For examplen, [directory.google.com...] show the same 500 error, because there's a 'Pokémon' sub-cat there.

IITian

11:21 pm on Mar 17, 2004 (gmt 0)

10+ Year Member



Thanks yapuka, I was thinking the same.

RFranzen

2:35 pm on Mar 18, 2004 (gmt 0)

10+ Year Member



The non-ASCII-7 problem only occurs sometimes. For example:

[directory.google.com...]

dispays with no problem, even with the existence of a San_José subcategory.

Note that the entire ODP is converted to and delivered as UTF-8. The Google Directory is apparantly using UTF-8 for its World hierarchy, but it still attempts to deliver all other categories as ISO-8859-1. We did have some kinks in the conversion process, and these are ironed out as they are found. Google is likely reflecting our glitches as of early March plus having some of their own.

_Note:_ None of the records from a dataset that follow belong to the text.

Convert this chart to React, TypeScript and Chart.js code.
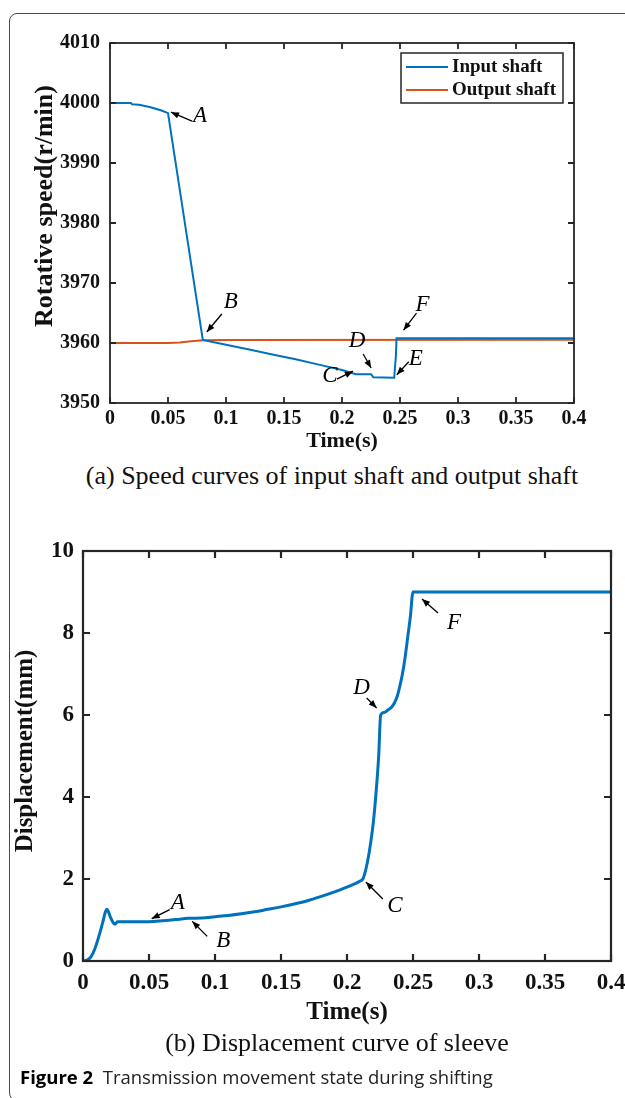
import React, { useEffect, useRef } from "react";
import { Chart, registerables } from "chart.js";

Chart.register(...registerables);

// ---------- DATA ----------
const timeInput = [0, 0.018, 0.019, 0.025, 0.03, 0.035, 0.04, 0.045, 0.05, 0.08, 0.1, 0.12, 0.14, 0.16, 0.18, 0.2, 0.212, 0.225, 0.227, 0.245, 0.2465, 0.247, 0.4];
const speedInput = [4000, 4000, 3999.8, 3999.7, 3999.5, 3999.3, 3999.0, 3998.7, 3998.3, 3960.5, 3959.7, 3958.9, 3958.1, 3957.3, 3956.4, 3955.5, 3954.8, 3954.8, 3954.3, 3954.2, 3958.0, 3960.8, 3960.8];

const timeOutput = [0, 0.05, 0.06, 0.07, 0.08, 0.1, 0.4];
const speedOutput = [3960, 3960, 3960.1, 3960.3, 3960.45, 3960.5, 3960.55];

const timeSleeve = [0, 0.003, 0.006, 0.009, 0.012, 0.015, 0.017, 0.018, 0.019, 0.021, 0.023, 0.024, 0.025, 0.026, 0.03, 0.04, 0.05, 0.06, 0.07, 0.08, 0.09, 0.1, 0.11, 0.12, 0.13, 0.14, 0.15, 0.16, 0.17, 0.18, 0.19, 0.2, 0.21, 0.212, 0.214, 0.216, 0.218, 0.22, 0.222, 0.224, 0.2255, 0.228, 0.231, 0.234, 0.236, 0.238, 0.24, 0.242, 0.244, 0.246, 0.248, 0.25, 0.4];
const dispSleeve = [0, 0.02, 0.1, 0.3, 0.6, 0.95, 1.2, 1.26, 1.22, 1.05, 0.93, 0.9, 0.92, 0.96, 0.96, 0.96, 0.96, 0.98, 1.01, 1.04, 1.05, 1.08, 1.11, 1.15, 1.2, 1.26, 1.32, 1.39, 1.47, 1.57, 1.68, 1.8, 1.95, 2.0, 2.2, 2.5, 2.9, 3.4, 4.1, 5.0, 6.0, 6.06, 6.12, 6.2, 6.3, 6.45, 6.7, 7.0, 7.4, 7.9, 8.4, 9.0, 9.0];

const timeTicks = [0, 0.05, 0.1, 0.15, 0.2, 0.25, 0.3, 0.35, 0.4];
const timeTickLabels = ["0", "0.05", "0.1", "0.15", "0.2", "0.25", "0.3", "0.35", "0.4"];
const speedTicks = [3950, 3960, 3970, 3980, 3990, 4000, 4010];
const dispTicks = [0, 2, 4, 6, 8, 10];

const speedMarks = [
  { label: "A", x: 0.05, y: 3998.3 },
  { label: "B", x: 0.08, y: 3960.5 },
  { label: "C", x: 0.212, y: 3954.8 },
  { label: "D", x: 0.226, y: 3954.5 },
  { label: "E", x: 0.2455, y: 3954.2 },
  { label: "F", x: 0.247, y: 3960.8 },
];
const sleeveMarks = [
  { label: "A", x: 0.049, y: 0.96 },
  { label: "B", x: 0.082, y: 1.04 },
  { label: "C", x: 0.212, y: 2.0 },
  { label: "D", x: 0.2255, y: 6.0 },
  { label: "F", x: 0.25, y: 9.0 },
];

// ---------- STYLE / LAYOUT ----------
const BLUE = "#0072BD";
const ORANGE = "#D95319";
const AXIS = "#262626";
const SERIF = '"Liberation Serif", "Times New Roman", serif';

// pixel offsets from the marked point: arrow end, arrow start, label centre
const speedMarkLayout = [
  { end: [3, -1], start: [24, 8], text: [32, 3] },
  { end: [4, -8], start: [19, -26], text: [28, -38] },
  { end: [-3, -3], start: [-19, 5], text: [-26, 2] },
  { end: [-1, -8], start: [-9, -22], text: [-15, -35] },
  { end: [2, -3], start: [14, -16], text: [21, -19] },
  { end: [7, -8], start: [20, -25], text: [26, -33] },
];
const sleeveMarkLayout = [
  { end: [4, -3], start: [22, -12], text: [30, -19] },
  { end: [1, 3], start: [16, 18], text: [32, 23] },
  { end: [3, 3], start: [20, 20], text: [32, 27] },
  { end: [-4, -7], start: [-14, -17], text: [-19, -27] },
  { end: [9, 7], start: [25, 21], text: [41, 31] },
];

const toPoints = (xs: number[], ys: number[]) => xs.map((x, i) => ({ x, y: ys[i] }));

// ---------- PLUGINS ----------
const boxPlugin = {
  id: "matlabBox",
  afterDatasetsDraw(chart: any, _a: any, opts: any) {
    const { ctx, chartArea: a, scales } = chart;
    ctx.save();
    ctx.strokeStyle = AXIS;
    ctx.lineWidth = opts.lineWidth;
    ctx.strokeRect(a.left, a.top, a.right - a.left, a.bottom - a.top);
    const len = opts.tickLength;
    ctx.beginPath();
    scales.x.ticks.forEach((t: any) => {
      const px = scales.x.getPixelForValue(t.value);
      ctx.moveTo(px, a.bottom);
      ctx.lineTo(px, a.bottom - len);
      ctx.moveTo(px, a.top);
      ctx.lineTo(px, a.top + len);
    });
    scales.y.ticks.forEach((t: any) => {
      const py = scales.y.getPixelForValue(t.value);
      ctx.moveTo(a.left, py);
      ctx.lineTo(a.left + len, py);
      ctx.moveTo(a.right, py);
      ctx.lineTo(a.right - len, py);
    });
    ctx.stroke();
    ctx.restore();
  },
};

const marksPlugin = {
  id: "marks",
  afterDatasetsDraw(chart: any, _a: any, opts: any) {
    const { ctx, scales } = chart;
    ctx.save();
    opts.items.forEach((m: any, i: number) => {
      const L = opts.layout[i];
      const px = scales.x.getPixelForValue(m.x);
      const py = scales.y.getPixelForValue(m.y);
      const ex = px + L.end[0], ey = py + L.end[1];
      const sx = px + L.start[0], sy = py + L.start[1];
      ctx.strokeStyle = "#000";
      ctx.fillStyle = "#000";
      ctx.lineWidth = 1.3;
      ctx.beginPath();
      ctx.moveTo(sx, sy);
      ctx.lineTo(ex, ey);
      ctx.stroke();
      const ang = Math.atan2(ey - sy, ex - sx);
      const hl = 8, hw = 3.2;
      ctx.beginPath();
      ctx.moveTo(ex, ey);
      ctx.lineTo(ex - hl * Math.cos(ang) + hw * Math.sin(ang), ey - hl * Math.sin(ang) - hw * Math.cos(ang));
      ctx.lineTo(ex - hl * Math.cos(ang) - hw * Math.sin(ang), ey - hl * Math.sin(ang) + hw * Math.cos(ang));
      ctx.closePath();
      ctx.fill();
      ctx.font = `italic ${opts.fontSize}px ${SERIF}`;
      ctx.textAlign = "center";
      ctx.textBaseline = "middle";
      ctx.fillText(m.label, px + L.text[0], py + L.text[1]);
    });
    ctx.restore();
  },
};

const legendPlugin = {
  id: "boxLegend",
  afterDraw(chart: any, _a: any, opts: any) {
    if (!opts.show) return;
    const { ctx, chartArea: a } = chart;
    const w = 162, h = 50;
    const left = a.right - 11 - w;
    const top = a.top + 10;
    ctx.save();
    ctx.fillStyle = "#fff";
    ctx.fillRect(left, top, w, h);
    ctx.strokeStyle = AXIS;
    ctx.lineWidth = 1.5;
    ctx.strokeRect(left, top, w, h);
    chart.data.datasets.forEach((ds: any, i: number) => {
      const y = top + 14 + i * 23;
      ctx.strokeStyle = ds.borderColor;
      ctx.lineWidth = 2;
      ctx.beginPath();
      ctx.moveTo(left + 5, y);
      ctx.lineTo(left + 47, y);
      ctx.stroke();
      ctx.fillStyle = "#111";
      ctx.font = `bold 19px ${SERIF}`;
      ctx.textAlign = "left";
      ctx.textBaseline = "middle";
      ctx.fillText(ds.label, left + 51, y);
    });
    ctx.restore();
  },
};

const yTitlePlugin = {
  id: "yTitle",
  afterDraw(chart: any, _a: any, opts: any) {
    const { ctx, chartArea: a } = chart;
    ctx.save();
    ctx.translate(a.left + opts.dx, (a.top + a.bottom) / 2 + opts.dy);
    ctx.rotate(-Math.PI / 2);
    ctx.font = `bold ${opts.size}px ${SERIF}`;
    ctx.fillStyle = "#111";
    ctx.textAlign = "center";
    ctx.textBaseline = "middle";
    ctx.fillText(opts.text, 0, 0);
    ctx.restore();
  },
};

// ---------- CONFIG ----------
function makeConfig(p: any) {
  const tickFont = { family: SERIF, size: p.tickSize, weight: "bold" as const };
  return {
    type: "line" as const,
    data: { datasets: p.datasets },
    options: {
      responsive: false,
      animation: false as const,
      layout: { padding: p.padding },
      plugins: {
        legend: { display: false },
        tooltip: { enabled: false },
        matlabBox: { lineWidth: p.boxWidth, tickLength: p.tickLength },
        marks: { items: p.marks, layout: p.markLayout, fontSize: 23 },
        boxLegend: { show: p.legend },
        yTitle: { text: p.yTitle, size: p.yTitleSize, dx: p.yTitleDx, dy: p.yTitleDy },
      },
      scales: {
        x: {
          type: "linear" as const,
          min: 0,
          max: 0.4,
          afterBuildTicks: (s: any) => {
            s.ticks = timeTicks.map((v) => ({ value: v }));
          },
          afterFit: (s: any) => {
            s.height = p.xHeight;
            s.paddingLeft = 0;
            s.paddingRight = 0;
          },
          grid: { display: false, drawTicks: false },
          border: { display: false },
          ticks: {
            autoSkip: false,
            maxRotation: 0,
            minRotation: 0,
            padding: p.xTickPad,
            color: "#111",
            font: tickFont,
            callback: (_v: any, i: number) => timeTickLabels[i],
          },
          title: {
            display: true,
            text: "Time(s)",
            color: "#111",
            font: { family: SERIF, size: p.xTitleSize, weight: "bold" as const, lineHeight: 1 },
            padding: { top: 0, bottom: p.xTitlePadBottom },
          },
        },
        y: {
          type: "linear" as const,
          min: p.yMin,
          max: p.yMax,
          afterBuildTicks: (s: any) => {
            s.ticks = p.yTicks.map((v: number) => ({ value: v }));
          },
          afterFit: (s: any) => {
            s.width = p.yWidth;
            s.paddingTop = 0;
            s.paddingBottom = 0;
          },
          grid: { display: false, drawTicks: false },
          border: { display: false },
          ticks: {
            autoSkip: false,
            padding: p.yTickPad,
            color: "#111",
            font: tickFont,
            callback: (v: any) => String(v),
          },
        },
      },
    },
    plugins: [boxPlugin, marksPlugin, legendPlugin, yTitlePlugin],
  };
}

function ChartCanvas({ top, height, params }: { top: number; height: number; params: any }) {
  const ref = useRef<HTMLCanvasElement>(null);
  useEffect(() => {
    const chart = new Chart(ref.current as HTMLCanvasElement, makeConfig(params) as any);
    return () => chart.destroy();
  }, []);
  return (
    <canvas
      ref={ref}
      width={625}
      height={height}
      style={{ position: "absolute", left: 0, top, width: 625, height }}
    />
  );
}

const speedParams = {
  datasets: [
    { label: "Input shaft", data: toPoints(timeInput, speedInput), borderColor: BLUE, borderWidth: 2, pointRadius: 0, tension: 0, fill: false },
    { label: "Output shaft", data: toPoints(timeOutput, speedOutput), borderColor: ORANGE, borderWidth: 2, pointRadius: 0, tension: 0, fill: false },
  ],
  padding: { left: 0, right: 51, top: 43, bottom: 0 },
  yMin: 3950,
  yMax: 4010,
  yTicks: speedTicks,
  yWidth: 110,
  xHeight: 57,
  tickSize: 20,
  xTickPad: 4,
  yTickPad: 10,
  xTitleSize: 22,
  xTitlePadBottom: 8,
  boxWidth: 1.8,
  tickLength: 6,
  marks: speedMarks,
  markLayout: speedMarkLayout,
  legend: true,
  yTitle: "Rotative speed(r/min)",
  yTitleSize: 26,
  yTitleDx: -65,
  yTitleDy: -17,
};

const sleeveParams = {
  datasets: [
    { label: "Sleeve", data: toPoints(timeSleeve, dispSleeve), borderColor: BLUE, borderWidth: 3, pointRadius: 0, cubicInterpolationMode: "monotone", fill: false },
  ],
  padding: { left: 0, right: 14, top: 51, bottom: 0 },
  yMin: 0,
  yMax: 10,
  yTicks: dispTicks,
  yWidth: 83,
  xHeight: 69,
  tickSize: 23,
  xTickPad: 8,
  yTickPad: 9,
  xTitleSize: 25,
  xTitlePadBottom: 5,
  boxWidth: 2.2,
  tickLength: 7,
  marks: sleeveMarks,
  markLayout: sleeveMarkLayout,
  legend: false,
  yTitle: "Displacement(mm)",
  yTitleSize: 25,
  yTitleDx: -57,
  yTitleDy: -5,
};

export default function App() {
  return (
    <div style={{ position: "absolute", left: 0, top: 0, width: 625, height: 1098, background: "#fff", overflow: "hidden" }}>
      <div
        style={{
          position: "absolute",
          left: 9,
          top: 13,
          width: 680,
          height: 1088,
          border: "1.2px solid #4a4a4a",
          borderRadius: 8,
          boxSizing: "border-box",
        }}
      />
      <ChartCanvas top={0} height={460} params={speedParams} />
      <div
        style={{
          position: "absolute",
          left: 0,
          width: 664,
          top: 461,
          lineHeight: "30px",
          fontSize: 26,
          fontFamily: SERIF,
          color: "#111",
          textAlign: "center",
          whiteSpace: "nowrap",
        }}
      >
        (a) Speed curves of input shaft and output shaft
      </div>
      <ChartCanvas top={500} height={530} params={sleeveParams} />
      <div
        style={{
          position: "absolute",
          left: 0,
          width: 674,
          top: 1028,
          lineHeight: "30px",
          fontSize: 26,
          fontFamily: SERIF,
          color: "#111",
          textAlign: "center",
          whiteSpace: "nowrap",
        }}
      >
        (b) Displacement curve of sleeve
      </div>
      <div
        style={{
          position: "absolute",
          left: 20,
          top: 1065,
          lineHeight: "24px",
          fontSize: 18.5,
          fontFamily: '"Open Sans", "Noto Sans", sans-serif',
          color: "#222",
          whiteSpace: "nowrap",
        }}
      >
        <span style={{ fontWeight: 700, color: "#000" }}>Figure 2</span>
        <span style={{ whiteSpace: "pre" }}>  Transmission movement state during shifting</span>
      </div>
    </div>
  );
}
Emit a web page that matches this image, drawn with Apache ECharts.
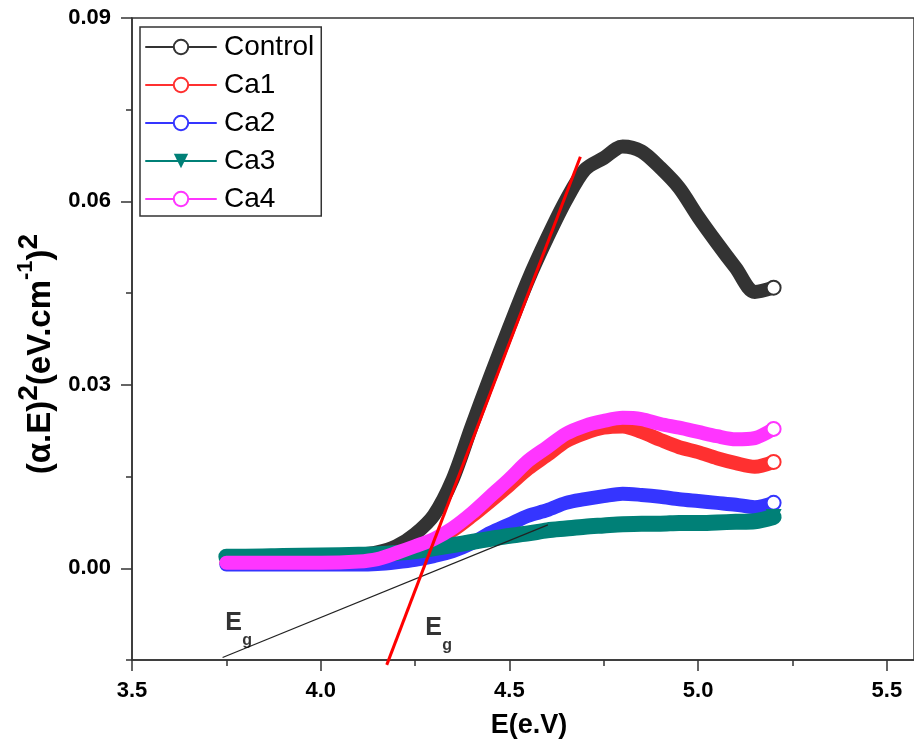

Hopefully they will update soon from a more recent RDF, and transition to 100% UTF-8.

-- Rich

bull

5:48 pm on Mar 18, 2004 (gmt 0)

10+ Year Member



open.thumbshots.org does not display the nonstandard chars correctly as well.

g1smd

10:35 pm on Mar 19, 2004 (gmt 0)

WebmasterWorld Senior Member 10+ Year Member Top Contributors Of The Month



In the conversion of over 4 000 000 database entries, some 20 000 have some sort of oddity in the title or description. Some are the "wrong type of apostrophe", others are some sort of missed accented character, and some are just some odd [tab]s in an entry.

These are being worked on both by scripts and by manual editing. I am guessing that the next couple of RDF files might also be a bit out of whack too, but after that things should improve a bit. Google took their update from a file with some encoding errors in and they also might be misinterpreting some of the data in that file too.

The conversion of all data and all editing interfaces to UTF-8 is a big project, and has gone very well, but was bound to have a few glitches here and there. Just remember that the data has been entered by tens of thousands of different people over the course of many years, and some may have had their browser set to some "wierd" encoding when the data was entered, or may have used some non-standard characters.